“Fritz” Herzig was born on July 18, 1915 in the industrial town of Wiener Neustadt, Austria, near the Hungarian border. On February 20, 1933, shortly after Hitler became Chancellor of Germany, Herzig’s nearly three-month probation for acceptance into the SS ended and he was made an SS-Mann. After promotion to SS-Rottenführer he joined the Party’s newly created paramilitary /combat element, SS-Verfügungstruppe (SS-VT), as part of 5th Company, II Battalion, Deutschland Regiment under SS-Brigadeführer Felix Steiner, on October 23, 1934. A year-long stint at the new SS-Junkerschule (Officer School) in Braunschweig was followed by additional service with Deutschland until mid-1939.
When war broke out with Poland, SS-Obersturmführer Herzig was the ordnance officer for SS Artillery Regiment SS-VT. On October 1, 1940 he was made commander of 3rd Company, 5th SS Motorcycle Reconnaissance Battalion, as part of Nordische Division (Nr. 5) (known as SS Infantry Division (mot.) Wiking after December 21, 1940, when Steiner merged SS-VT Regiment Germania with the Flemish and Dutch volunteers of Westland and the Norwegians, Swedes, and Danes of Nordland). Following staff work with Das Reich’s 2nd Regiment throughout 1942, Herzig, now an SS-Hauptsturmführer, was given command of the division’s 8th (Heavy) Company of Tiger Is. From May 1943 to August 1944 Herzig’s military career continued to focus on armored commands, and related training and instruction duties.
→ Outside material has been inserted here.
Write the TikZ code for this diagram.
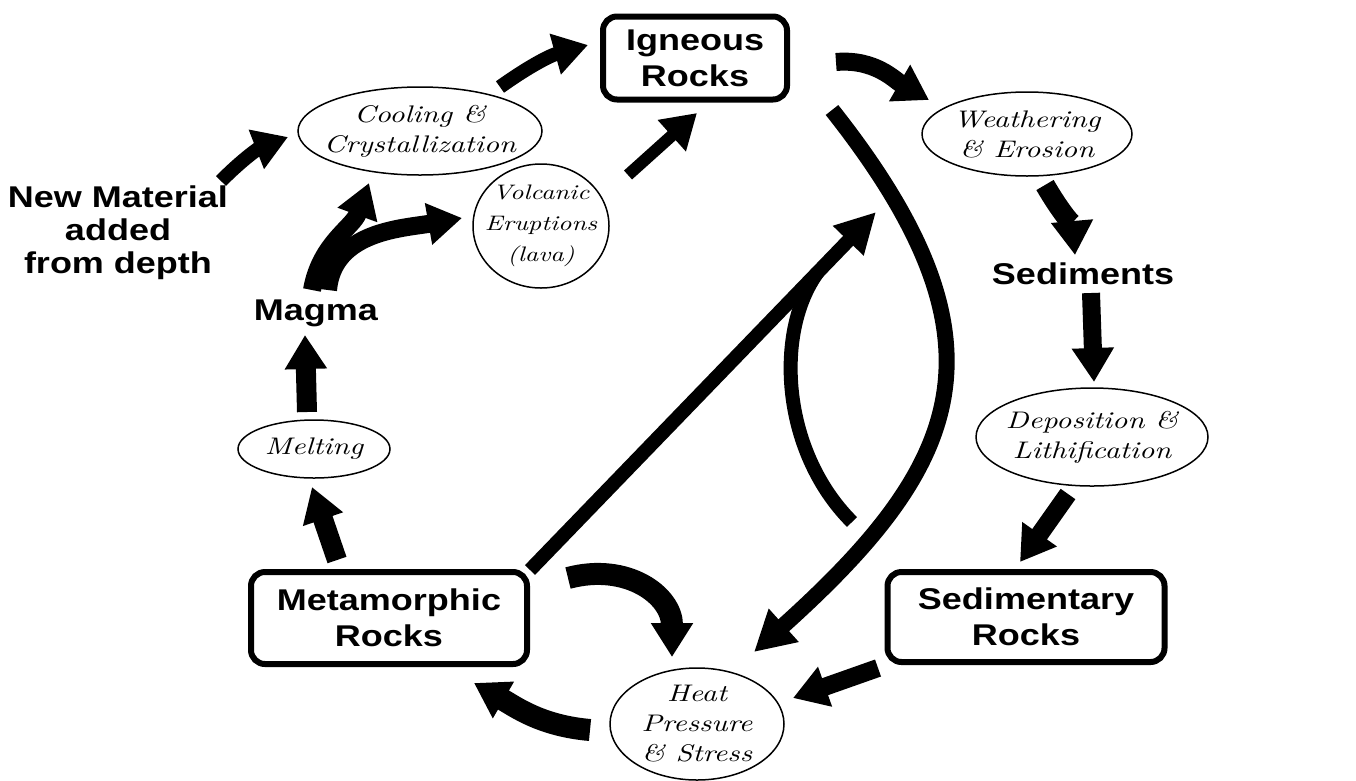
\documentclass[tikz,border=0pt]{standalone}
\usepackage{fontspec}
\usetikzlibrary{arrows.meta,shapes.geometric,calc}
\newfontfamily\lab{Liberation Sans}[FakeStretch=1.2]
\newfontfamily\scr{lmroman10-italic.otf}[FakeStretch=1.25]
\begin{document}
\begin{tikzpicture}[x=1pt,y=-1pt,
  box/.style={draw,line width=6pt,rounded corners=14pt,inner sep=0pt,align=center,
    font=\lab\bfseries\fontsize{30}{36}\selectfont},
  lbl/.style={align=center,inner sep=0pt,font=\lab\bfseries\fontsize{30}{33}\selectfont},
  oval/.style={draw,ellipse,line width=1.5pt,inner sep=0pt},
  otext/.style={align=center,inner sep=0pt,font=\scr\fontsize{24}{30}\selectfont},
  arr/.style={line width=14pt,-{Triangle[length=34pt,width=40pt]}},
]
\fill[white] (0,0) rectangle (1356,780);
\useasboundingbox (0,0) rectangle (1356,780);

% boxes
\node[box,minimum width=184pt,minimum height=83pt] (ign) at (695,58) {Igneous\\Rocks};
\node[box,minimum width=276pt,minimum height=92pt] (meta) at (389,618) {Metamorphic\\Rocks};
\node[box,minimum width=277pt,minimum height=90pt] (sedr) at (1026,617) {Sedimentary\\Rocks};

% ellipses
\node[oval,minimum width=244pt,minimum height=88pt,
  label={[otext]center:{Cooling \&\\Crystallization}}] (cool) at (420,131) {};
\node[oval,minimum width=210pt,minimum height=84pt,
  label={[otext]center:{Weathering\\\& Erosion}}] (weath) at (1027,134) {};
\node[oval,minimum width=136pt,minimum height=124pt,
  label={[otext,font=\scr\fontsize{21}{31}\selectfont]center:{Volcanic\\Eruptions\\(lava)}}] (volc) at (541,226) {};
\node[oval,minimum width=152pt,minimum height=58pt,
  label={[otext]center:{Melting}}] (melt) at (314,449) {};
\node[oval,minimum width=232pt,minimum height=98pt,
  label={[otext]center:{Deposition \&\\Lithification}}] (depo) at (1092,437) {};
\node[oval,minimum width=174pt,minimum height=112pt,
  label={[otext]center:{Heat\\Pressure\\\& Stress}}] (heat) at (697,724) {};

% plain labels
\node[lbl] (newm) at (118,233) {New Material\\added\\from depth};
\node[lbl] (magma) at (316,313) {Magma};
\node[lbl] (sedi) at (1083,274) {Sediments};

% arrows
\draw[arr] ($(newm)+(103,-52)$) to[bend left=12] ($(cool)+(-132,6)$);
\draw[arr] ($(cool)+(80,-44)$) to[bend left=10] ($(ign)+(-107,-13)$);
\draw[arr,line width=12pt] ($(volc)+(87,-51)$) -- ($(ign)+(2,55)$);
\draw[arr,line width=18pt] ($(magma)+(-4,-23)$) to[out=80,in=250] ($(cool)+(-51,52)$);
\draw[arr,line width=18pt] ($(magma)+(12,-23)$) to[out=85,in=190] ($(volc)+(-79,-8)$);
\draw[arr,line width=20pt] ($(melt)+(-7,-37)$) -- ($(magma)+(-11,22)$);
\draw[arr,line width=20pt] ($(meta)+(-52,-58)$) -- ($(melt)+(-2,38)$);
\draw[arr,line width=22pt] ($(heat)+(-107,6)$) to[out=175,in=-30] ($(meta)+(85,65)$);
\draw[arr,line width=22pt] ($(meta)+(179,-40)$) to[out=15,in=90,looseness=1.2] ($(heat)+(-25,-67)$);
\draw[arr,line width=14pt,-{Triangle[length=40pt,width=40pt]}] ($(meta)+(141,-48)$) -- ($(ign)+(181,154)$);
\coordinate (arcA) at (852,522);
\coordinate (arcB) at (818,272);
\draw[line width=14pt] (arcA) .. controls (780,450) and (775,330) .. (arcB);
\draw[arr,line width=16pt,-{Triangle[length=40pt,width=42pt]}] ($(ign)+(137,52)$) .. controls (1017,344) and (962,465) .. ($(heat)+(57,-72)$);
\draw[arr,line width=18pt] ($(ign)+(141,4)$) to[out=5,in=150] ($(weath)+(-98,-34)$);
\draw[arr,line width=20pt] ($(weath)+(18,51)$) to[out=-60,in=95] ($(sedi)+(-8,-19)$);
\draw[arr,line width=18pt] ($(sedi)+(8,19)$) -- ($(depo)+(2,-55)$);
\draw[arr,line width=18pt] ($(depo)+(-24,57)$) -- ($(sedr)+(-6,-55)$);
\draw[arr,line width=18pt] ($(sedr)+(-148,51)$) -- ($(heat)+(96,-26)$);
\end{tikzpicture}
\end{document}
With experienced commanders needed at the front, Herzig was sent to the staff of SS Panzer Brigade Gross where the formation attempted to keep Soviet forces out of Riga and the Kurland Peninsula. Five months later SS-Sturmbannführer Herzig accepted his final command with 503rd Heavy SS Panzer Battalion, which he led from Arnswalde to the fall of Berlin. After days of desperate fighting in the German capital, Herzig won the Knight’s Cross for destroying eight Soviet tanks. By May 2, 1945, with all of his Tiger IIs destroyed or immobilized, he led what was left of his command from the Reich Air Ministry, and crossed the Elbe River to US lines.
Considered an effective commander by his men, Herzig was often distant and impersonal. His devotion to the cause, and bravery on the battlefield, were not doubted, as evidenced by his numerous political, combat, and sports awards. Herzig survived the war only to be killed in an automobile crash less than nine years later.